This famous quote is from Winston Churchill and those of you who are college basketball fans probably remember Jim Valvano giving a similar speech in 1993. They were speaking about serious things like war and fighting cancer, but never giving up is something you and I need to remember too when tough times come our way.
How many of you sometimes feel like giving up or giving in- I know I do. I am very fortunate in my surgical practice to work on healthy animals, and very rarely do we have serious issues with our patients, but we had three cases lately that made me question myself.
The first was a dog that had a TPLO three weeks prior and acutely became neurologic in the opposite hind limb. This poor dog was one of the most painful dogs I have ever seen. He ended up going to our local teaching hospital where he was put down because the owners could not afford work-up and possible treatment. I felt horrible-was it something we missed or was there anything we could have done differently?
Why is it these “weird cases” always come in three’s? We did an extra capsular repair on an older dog, and the surgery was uneventful. She never really did bounce back from surgery as expected, and when I saw her at a 4 week recheck she was definitely showing signs of being neurologic with some deficits present in the operated limb. I recommended she go have some physical therapy performed, and when she was evaluated there a few days later-she was even worse. What in the world was going on? Her owners then decided to take her to our local teaching hospital. They performed a MRI and found a spinal cord tumor-what are the odds of that? Again, I start questioning myself-did I miss something?

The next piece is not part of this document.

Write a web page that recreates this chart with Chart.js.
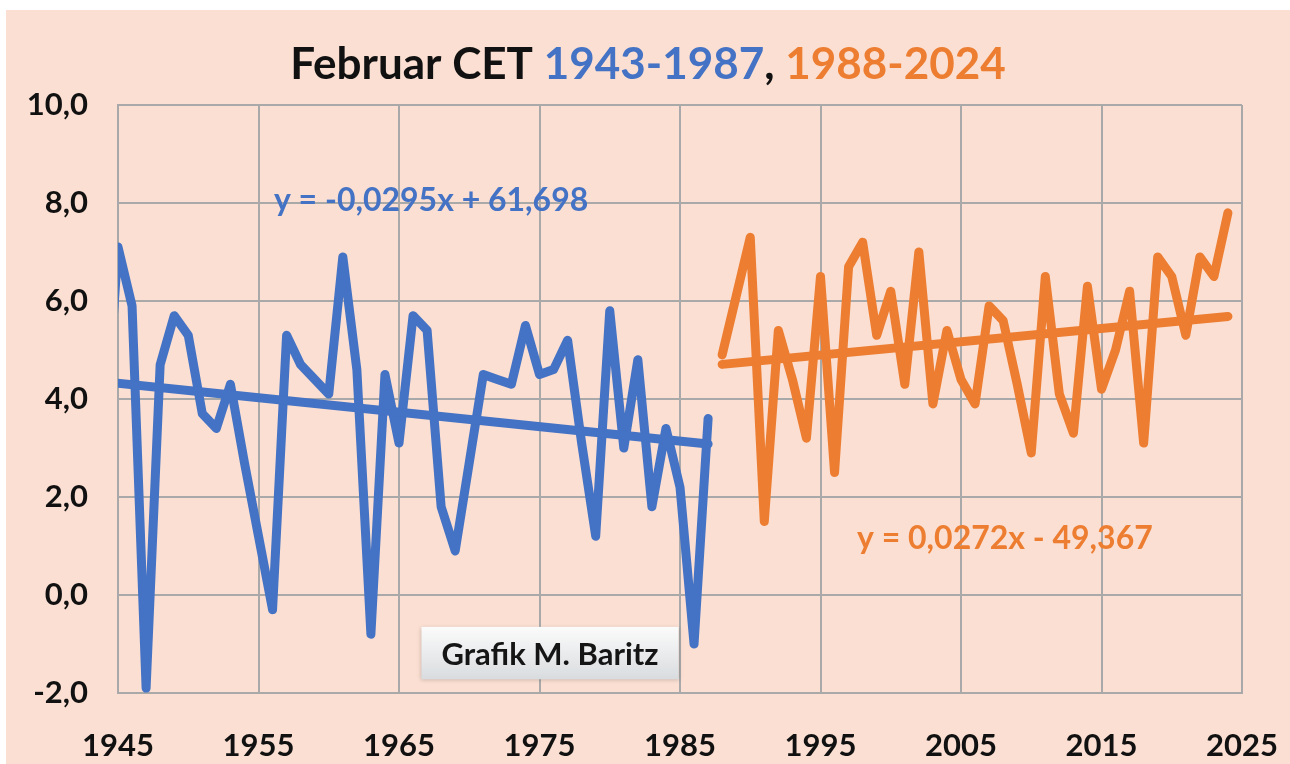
<!DOCTYPE html>
<html>
<head>
<meta charset="utf-8">
<script src="https://cdn.jsdelivr.net/npm/chart.js@4"></script>
<style>
  html, body { margin: 0; padding: 0; background: #fff; }
  #frame {
    position: absolute; left: 6px; top: 10px;
    width: 1284px; height: 754px;
    background: #fadfd2;
  }
  #chart { display: block; }
</style>
</head>
<body>
<div id="frame"><canvas id="chart" width="1284" height="754"></canvas></div>
<script>
// --- DATA ---
const firstYearA = 1943;
const tempsA = [5.6, 2.8, 7.1, 5.9, -1.9, 4.7, 5.7, 5.3, 3.7, 3.4,
                4.3, 2.7, 1.2, -0.3, 5.3, 4.7, 4.4, 4.1, 6.9, 4.6,
                -0.8, 4.5, 3.1, 5.7, 5.4, 1.8, 0.9, 2.7, 4.5, 4.4,
                4.3, 5.5, 4.5, 4.6, 5.2, 3.1, 1.2, 5.8, 3.0, 4.8,
                1.8, 3.4, 2.2, -1.0, 3.6];

const firstYearB = 1988;
const tempsB = [4.9, 6.1, 7.3, 1.5, 5.4, 4.4, 3.2, 6.5, 2.5, 6.7,
                7.2, 5.3, 6.2, 4.3, 7.0, 3.9, 5.4, 4.4, 3.9, 5.9,
                5.6, 4.3, 2.9, 6.5, 4.1, 3.3, 6.3, 4.2, 5.0, 6.2,
                3.1, 6.9, 6.5, 5.3, 6.9, 6.5, 7.8];

// trendline equations as printed on the chart
const trendA = { slope: -0.0295, icept: 61.698, label: 'y = -0,0295x + 61,698' };
const trendB = { slope: 0.0272, icept: -49.367, label: 'y = 0,0272x - 49,367' };

const xTicks = [1945, 1955, 1965, 1975, 1985, 1995, 2005, 2015, 2025];
const yTicks = [-2, 0, 2, 4, 6, 8, 10];

const BLUE = '#4472c4';
const ORANGE = '#ed7d31';
const GRID = '#a9a9a9';
const FONT = 'Lato, "Open Sans", sans-serif';

function toPoints(start, vals) {
    return vals.map((v, i) => ({ x: start + i, y: v }));
}
function trendPoints(t, start, count) {
    const x0 = start, x1 = start + count - 1;
    return [{ x: x0, y: t.slope * x0 + t.icept }, { x: x1, y: t.slope * x1 + t.icept }];
}
const fmt = v => v.toFixed(1).replace('.', ',');

// --- TITLE / LABELS ---
const overlayPlugin = {
    id: 'overlay',
    afterDraw(chart) {
        const ctx = chart.ctx;
        const xs = chart.scales.x, ys = chart.scales.y;
        ctx.save();

        // multi-coloured title
        const parts = [
            ['Februar CET ', '#111'],
            ['1943-1987', BLUE],
            [', ', '#111'],
            ['1988-2024', ORANGE]
        ];
        ctx.font = 'bold 44px ' + FONT;
        ctx.textBaseline = 'middle';
        const total = parts.reduce((s, p) => s + ctx.measureText(p[0]).width, 0);
        let tx = chart.width / 2 - total / 2;
        parts.forEach(p => {
            ctx.fillStyle = p[1];
            ctx.textAlign = 'left';
            ctx.fillText(p[0], tx, 55);
            tx += ctx.measureText(p[0]).width;
        });

        // trend equations
        ctx.font = 'bold 32px ' + FONT;
        ctx.textAlign = 'left';
        ctx.fillStyle = BLUE;
        ctx.fillText(trendA.label, xs.getPixelForValue(1956.1), ys.getPixelForValue(8.05));
        ctx.fillStyle = ORANGE;
        ctx.fillText(trendB.label, xs.getPixelForValue(1997.6), ys.getPixelForValue(1.15));

        // credit box
        const bx0 = xs.getPixelForValue(1966.6), bx1 = xs.getPixelForValue(1984.9);
        const by0 = ys.getPixelForValue(-0.65), by1 = ys.getPixelForValue(-1.72);
        const g = ctx.createLinearGradient(0, by0, 0, by1);
        g.addColorStop(0, '#fbfbfb');
        g.addColorStop(1, '#d9dcdf');
        ctx.shadowColor = 'rgba(0,0,0,0.18)';
        ctx.shadowBlur = 4;
        ctx.shadowOffsetY = 1;
        ctx.fillStyle = g;
        ctx.fillRect(bx0, by0, bx1 - bx0, by1 - by0);
        ctx.shadowColor = 'transparent';
        ctx.fillStyle = '#151515';
        ctx.font = 'bold 31px ' + FONT;
        ctx.textAlign = 'center';
        ctx.fillText('Grafik M. Baritz', (bx0 + bx1) / 2, (by0 + by1) / 2 + 2);
        ctx.restore();
    }
};

// --- CHART ---
function renderChart() {
    const ctx = document.getElementById('chart').getContext('2d');
    const lineStyle = {
        borderWidth: 9,
        pointRadius: 0,
        tension: 0,
        fill: false,
        borderJoinStyle: 'round',
        borderCapStyle: 'round',
        clip: { left: 0, right: 6, top: 6, bottom: 6 }
    };
    new Chart(ctx, {
        type: 'line',
        data: {
            datasets: [
                { ...lineStyle, label: 'Trend 1943-1987', data: trendPoints(trendA, firstYearA, tempsA.length), borderColor: BLUE },
                { ...lineStyle, label: 'Trend 1988-2024', data: trendPoints(trendB, firstYearB, tempsB.length), borderColor: ORANGE },
                { ...lineStyle, label: '1943-1987', data: toPoints(firstYearA, tempsA), borderColor: BLUE },
                { ...lineStyle, label: '1988-2024', data: toPoints(firstYearB, tempsB), borderColor: ORANGE }
            ]
        },
        options: {
            responsive: false,
            animation: false,
            layout: { padding: { top: 95, right: 48, left: 0, bottom: 0 } },
            plugins: { legend: { display: false }, tooltip: { enabled: false }, title: { display: false } },
            scales: {
                x: {
                    type: 'linear',
                    min: xTicks[0],
                    max: xTicks[xTicks.length - 1],
                    afterBuildTicks: s => { s.ticks = xTicks.map(v => ({ value: v })); },
                    afterFit: s => { s.height = 71; s.paddingLeft = 0; s.paddingRight = 0; },
                    grid: { color: GRID, lineWidth: 2, drawTicks: false },
                    border: { color: GRID, width: 2 },
                    ticks: { color: '#111', padding: 34, maxRotation: 0, font: { family: FONT, size: 31, weight: 'bold' }, callback: v => String(v) }
                },
                y: {
                    min: yTicks[0],
                    max: yTicks[yTicks.length - 1],
                    afterBuildTicks: s => { s.ticks = yTicks.map(v => ({ value: v })); },
                    afterFit: s => { s.width = 112; s.paddingTop = 0; s.paddingBottom = 0; },
                    grid: { color: GRID, lineWidth: 2, drawTicks: false },
                    border: { color: GRID, width: 2 },
                    ticks: { color: '#111', padding: 30, font: { family: FONT, size: 31, weight: 'bold' }, callback: v => fmt(v) }
                }
            }
        },
        plugins: [overlayPlugin]
    });
}

window.onload = renderChart;
</script>
</body>
</html>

The last case is one that is hard for me to even write about. We performed upper airway surgery on my favorite breed of dog, and the surgery went well. We performed it in the morning (as is our policy,) and she received steroids to combat any swelling. Throughout the day, she did fine and went home with her owner’s overnight. The next morning, she was reexamined at the animal hospital, and all was well. That afternoon her owners brought her back in because she seemed to be having a difficult time breathing. Her pulse ox was 96%, and all other vital parameters were fine.
The doctor gave her another dose of steroids and sent her to the emergency clinic. I checked in the E clinic and we talked about her treatment plan. Three hours later, right before going to bed, I called to check on her and was told by the ER doctor, our patient had died. What? Are you kidding me? What happened? I about became physically ill- I could not believe she had died. I racked my brain with what else I could have done, what should I have done?
Honestly, part of me wanted to give up after having this string of crazy, heart-breaking cases. It times like this, I am glad I have a board in my office filled with thank you cards from owners. I have to remind myself that I am not God, and I am not perfect. I try each and every day to do the best job I can, and crappy cases are going to come my way just like I am sure you experience too.
During the tough times, it is so important to remember the difference you do make, learn from what happened, and most importantly, never, never, never give up!